There is a five-judge judgment of 2001 and a subsequent one passed in 2010, relying on the earlier one, which, if read together, make it clear that the powers, under Section 142, generally cannot be exercised to pass an order in contravention of or ignoring statutory provisions.
The larger Supreme Court bench consisting of Justices GB Patnaik, S Rajendra Babu, DP Mohapatra, Doraiswamy Raju and Shivaraj V Patil (Civil Appeal No. 441, E.S.P. Rajaram vs Union of India) observed in 2001 that Article 142 contains no limitation regarding the causes or the circumstances in which the power can be exercised nor does it lay down any condition to be satisfied before such power is exercised. Then comes the caveat: “However, this power is not to be exercised to override any express provision. It is not to be exercised in a case where there is no basis in law which can form an edifice for building up a superstructure. Supreme Court has not hesitated to exercise the power under Art 142 of the Constitution whenever it was felt necessary in the interest of justice.”
The powers of this Court are no doubt very wide and …will always be exercised in the interest of justice. But that is not to say that an order can be made by this Court which is inconsistent with the fundamental rights guaranteed by Part III of the Constitution.
—Ruling in Prem Chand Garg v. Excise
Commissioner, U.P., (1963 Supp (1) SCR 885)
Citing a precedent for this observation, the five-judge bench referred to a 1998 case, Supreme Court Bar Association v. Union of India (AIR SCW 1706: AIR 1998 SC 1895) which held that under Article 142 of the constitution, the Supreme Court “cannot altogether ignore the substantive provisions of a statute and pass orders concerning an issue which can be settled only through a mechanism prescribed in another statute”.

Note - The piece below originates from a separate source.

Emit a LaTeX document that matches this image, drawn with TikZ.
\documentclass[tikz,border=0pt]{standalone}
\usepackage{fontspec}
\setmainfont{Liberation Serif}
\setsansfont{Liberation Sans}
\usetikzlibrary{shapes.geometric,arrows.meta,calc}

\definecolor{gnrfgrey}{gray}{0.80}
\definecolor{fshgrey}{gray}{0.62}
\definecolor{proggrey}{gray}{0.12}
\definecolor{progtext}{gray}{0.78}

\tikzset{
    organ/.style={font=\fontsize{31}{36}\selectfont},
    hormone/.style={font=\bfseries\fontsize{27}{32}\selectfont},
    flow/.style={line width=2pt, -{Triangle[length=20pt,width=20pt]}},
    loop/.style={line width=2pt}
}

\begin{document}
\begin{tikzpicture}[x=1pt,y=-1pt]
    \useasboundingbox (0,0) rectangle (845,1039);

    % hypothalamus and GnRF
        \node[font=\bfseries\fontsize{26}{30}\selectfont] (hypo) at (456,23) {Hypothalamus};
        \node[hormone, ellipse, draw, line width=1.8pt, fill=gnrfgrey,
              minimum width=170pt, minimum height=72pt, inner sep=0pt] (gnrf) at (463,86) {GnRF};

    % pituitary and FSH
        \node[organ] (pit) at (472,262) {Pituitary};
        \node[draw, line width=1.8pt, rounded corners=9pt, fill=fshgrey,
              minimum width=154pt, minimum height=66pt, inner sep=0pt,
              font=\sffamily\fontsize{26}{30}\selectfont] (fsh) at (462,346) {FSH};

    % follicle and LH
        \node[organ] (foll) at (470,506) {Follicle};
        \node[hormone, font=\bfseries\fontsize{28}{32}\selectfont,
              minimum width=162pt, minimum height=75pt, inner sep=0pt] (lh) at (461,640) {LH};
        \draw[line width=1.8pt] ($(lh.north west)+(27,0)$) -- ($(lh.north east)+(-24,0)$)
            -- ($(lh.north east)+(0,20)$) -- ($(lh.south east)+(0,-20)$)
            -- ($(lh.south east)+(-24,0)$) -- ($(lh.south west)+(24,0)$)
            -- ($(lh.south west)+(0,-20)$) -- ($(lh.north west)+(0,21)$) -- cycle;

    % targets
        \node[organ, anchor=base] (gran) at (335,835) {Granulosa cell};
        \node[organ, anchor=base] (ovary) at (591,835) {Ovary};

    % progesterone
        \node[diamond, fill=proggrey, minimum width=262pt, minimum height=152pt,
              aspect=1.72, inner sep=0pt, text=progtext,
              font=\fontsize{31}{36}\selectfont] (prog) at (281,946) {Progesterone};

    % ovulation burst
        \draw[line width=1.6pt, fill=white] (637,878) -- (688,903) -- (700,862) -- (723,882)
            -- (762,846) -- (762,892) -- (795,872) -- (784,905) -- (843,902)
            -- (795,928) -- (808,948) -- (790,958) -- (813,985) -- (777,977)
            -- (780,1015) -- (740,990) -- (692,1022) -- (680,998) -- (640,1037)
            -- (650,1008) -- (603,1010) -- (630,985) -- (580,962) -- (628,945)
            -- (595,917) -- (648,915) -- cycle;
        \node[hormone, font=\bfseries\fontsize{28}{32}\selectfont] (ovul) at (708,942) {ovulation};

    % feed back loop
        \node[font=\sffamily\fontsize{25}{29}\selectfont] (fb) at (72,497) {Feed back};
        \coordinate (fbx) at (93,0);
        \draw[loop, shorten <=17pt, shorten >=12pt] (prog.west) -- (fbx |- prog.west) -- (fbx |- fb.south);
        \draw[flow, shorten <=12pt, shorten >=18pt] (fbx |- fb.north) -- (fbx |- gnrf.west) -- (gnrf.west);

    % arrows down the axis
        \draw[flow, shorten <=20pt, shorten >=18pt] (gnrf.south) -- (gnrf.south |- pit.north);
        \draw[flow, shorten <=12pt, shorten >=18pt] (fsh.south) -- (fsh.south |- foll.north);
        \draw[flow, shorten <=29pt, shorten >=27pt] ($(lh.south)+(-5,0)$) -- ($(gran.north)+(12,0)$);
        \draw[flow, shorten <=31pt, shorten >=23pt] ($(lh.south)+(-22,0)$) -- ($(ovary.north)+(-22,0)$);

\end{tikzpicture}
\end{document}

In other words, this power cannot be used to “ignore the substantive rights of a litigant while dealing with a cause pending before it. This power cannot be used to substantive law applicable to the case or cause under consideration of the Court. Article 142, even with the width of its amplitude, cannot be used to build a new edifice where none existed earlier, by ignoring express statutory provisions dealing with a subject and thereby to achieve something indirectly which cannot be achieved directly. The very nature of the power must lead the Court to set limits for itself within which to exercise those powers”.

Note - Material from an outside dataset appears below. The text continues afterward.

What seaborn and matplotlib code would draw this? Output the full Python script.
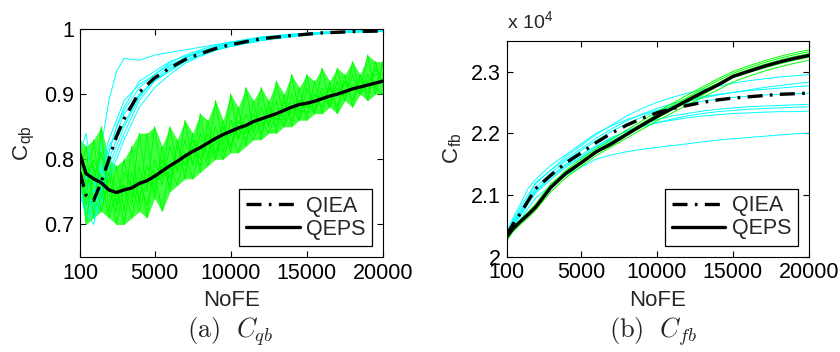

The same judgment then referred to an earlier five-judge ruling, Prem Chand Garg v. Excise Commissioner, U.P., (1963 Supp (1) SCR 885) which established the precedent that Article 142 must be issued with the concurrence of the majority of judges hearing the matter. “The powers of this Court are no doubt very wide and they are intended to be and will always be exercised in the interest of justice. But that is not to say that an order can be made by this Court which is inconsistent with the fundamental rights guaranteed by Part III of the Constitution.”

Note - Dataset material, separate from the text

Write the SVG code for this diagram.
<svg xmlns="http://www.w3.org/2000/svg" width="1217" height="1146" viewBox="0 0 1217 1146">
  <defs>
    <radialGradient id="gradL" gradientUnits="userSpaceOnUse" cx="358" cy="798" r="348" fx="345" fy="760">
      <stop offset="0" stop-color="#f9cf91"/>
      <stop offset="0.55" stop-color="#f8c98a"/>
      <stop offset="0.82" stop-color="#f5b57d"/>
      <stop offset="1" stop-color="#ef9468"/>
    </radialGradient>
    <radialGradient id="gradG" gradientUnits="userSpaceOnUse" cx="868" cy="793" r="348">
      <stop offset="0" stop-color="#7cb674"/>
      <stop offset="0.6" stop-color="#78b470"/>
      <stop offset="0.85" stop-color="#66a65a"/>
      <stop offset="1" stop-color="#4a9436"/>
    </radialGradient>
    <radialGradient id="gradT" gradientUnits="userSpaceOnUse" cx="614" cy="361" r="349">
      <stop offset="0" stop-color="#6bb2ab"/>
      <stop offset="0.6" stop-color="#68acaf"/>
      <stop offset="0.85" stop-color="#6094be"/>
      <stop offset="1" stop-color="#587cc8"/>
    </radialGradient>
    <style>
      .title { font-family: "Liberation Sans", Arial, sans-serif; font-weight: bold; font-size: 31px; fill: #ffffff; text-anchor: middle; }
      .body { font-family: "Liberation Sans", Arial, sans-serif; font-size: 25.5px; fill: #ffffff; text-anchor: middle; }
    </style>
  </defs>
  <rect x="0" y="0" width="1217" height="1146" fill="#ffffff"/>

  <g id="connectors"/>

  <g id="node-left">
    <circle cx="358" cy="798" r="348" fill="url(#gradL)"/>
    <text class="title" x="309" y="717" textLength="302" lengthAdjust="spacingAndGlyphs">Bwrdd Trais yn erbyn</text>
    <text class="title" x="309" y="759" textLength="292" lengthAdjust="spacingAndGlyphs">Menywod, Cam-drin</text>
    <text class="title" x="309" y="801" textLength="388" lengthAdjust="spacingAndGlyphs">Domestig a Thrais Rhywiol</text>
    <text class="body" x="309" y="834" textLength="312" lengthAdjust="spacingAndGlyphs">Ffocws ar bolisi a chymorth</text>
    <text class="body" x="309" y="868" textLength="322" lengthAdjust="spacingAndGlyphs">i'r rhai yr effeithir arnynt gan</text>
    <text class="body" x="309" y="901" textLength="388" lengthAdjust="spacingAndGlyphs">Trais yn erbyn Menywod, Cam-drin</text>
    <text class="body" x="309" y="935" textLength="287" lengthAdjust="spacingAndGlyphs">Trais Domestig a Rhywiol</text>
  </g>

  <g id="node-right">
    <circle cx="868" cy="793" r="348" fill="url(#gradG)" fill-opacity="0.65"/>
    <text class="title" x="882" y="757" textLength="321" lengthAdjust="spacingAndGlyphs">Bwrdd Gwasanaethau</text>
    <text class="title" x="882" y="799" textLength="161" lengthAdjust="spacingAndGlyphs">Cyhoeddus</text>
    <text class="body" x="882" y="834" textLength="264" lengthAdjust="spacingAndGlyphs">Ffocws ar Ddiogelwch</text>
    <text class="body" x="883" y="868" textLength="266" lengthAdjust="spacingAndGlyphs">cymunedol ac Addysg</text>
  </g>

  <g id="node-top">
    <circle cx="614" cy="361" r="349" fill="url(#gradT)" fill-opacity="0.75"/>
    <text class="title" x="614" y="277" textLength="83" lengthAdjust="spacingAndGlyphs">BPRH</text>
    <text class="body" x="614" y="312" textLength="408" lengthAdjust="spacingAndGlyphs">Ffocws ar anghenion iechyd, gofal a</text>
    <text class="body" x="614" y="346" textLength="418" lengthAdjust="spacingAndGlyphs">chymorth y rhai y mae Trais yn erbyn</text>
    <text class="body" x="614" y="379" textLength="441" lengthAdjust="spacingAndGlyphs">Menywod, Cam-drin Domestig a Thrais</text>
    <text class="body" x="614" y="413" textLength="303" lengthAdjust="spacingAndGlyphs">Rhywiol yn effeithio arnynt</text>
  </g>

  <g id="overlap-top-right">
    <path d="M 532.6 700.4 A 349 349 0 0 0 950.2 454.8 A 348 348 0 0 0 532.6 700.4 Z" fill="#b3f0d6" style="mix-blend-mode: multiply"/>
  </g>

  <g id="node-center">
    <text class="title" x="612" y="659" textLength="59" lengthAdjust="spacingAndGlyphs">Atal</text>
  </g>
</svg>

That Court made a significant observation: “Article 142 would not entitle a Judge sitting on a Bench of two Judges, who differs from his colleague to issue directions for the enforcement of his order although it may not be the agreed order of the Bench of two Judges. If this were to be permitted, it would lead to conflicting directions being issued by each Judge under Article 142, directions which may quite possibly nullify the directions given by another Judge on the same Bench. This would put the Court in an untenable position. Because if in a Bench of two Judges, one Judge can resort to Art 142 for enforcement of his directions, the second Judge can do likewise for the enforcement of his directions. And even in a larger Bench, a Judge holding a minority view can issue his order under Article 142 although it may conflict with the order issued by the majority. This would put this Court in an indefensible situation and lead to total confusion. Article 142 is not meant for such a purpose and cannot be resorted to in this fashion.”
In 2010, Justices Aftab Alam and Dr BS Chauhan ruled in Manish Goel v Rohini Goel (Special Leave Petition (C) No.2954), a marital dispute: “In Anil Kumar Jain (2009 AIR SCW 5899) (supra), this Court held that an order of waiving the statutory requirements can be passed only by this Court in exercise of its powers under Article 142 of the Constitution. The said power is not vested with any other court.
“However, we have also noticed various judgments of this Court taking a contrary view to the effect that in case the legal ground for grant of divorce is missing, exercising such power tantamounts to legislation and thus transgression of the powers of the legislature, which is not permissible in law. (Chetan Dass v. Kamla Devi, AIR 2001 SC 1709 : (2001 AIR SCW 1660); and Vishnu Dutt Sharma v. Manju Sharma (2009) 6 SCC 379) : (2009 AIR SCW 2984).
“Generally, no Court has competence to issue a direction contrary to law nor the Court can direct an authority to act in contravention of the statutory provisions. The courts are meant to enforce the rule of law and not to pass the orders or directions which are contrary to what has been injected by law.”
Again, I stress, this article is not an opinion on the Supreme Court’s ban on liquor sales along highways but rather a brief legal recounting of the Court’s admirable history of awareness of exercising restraint when invoking Article 142.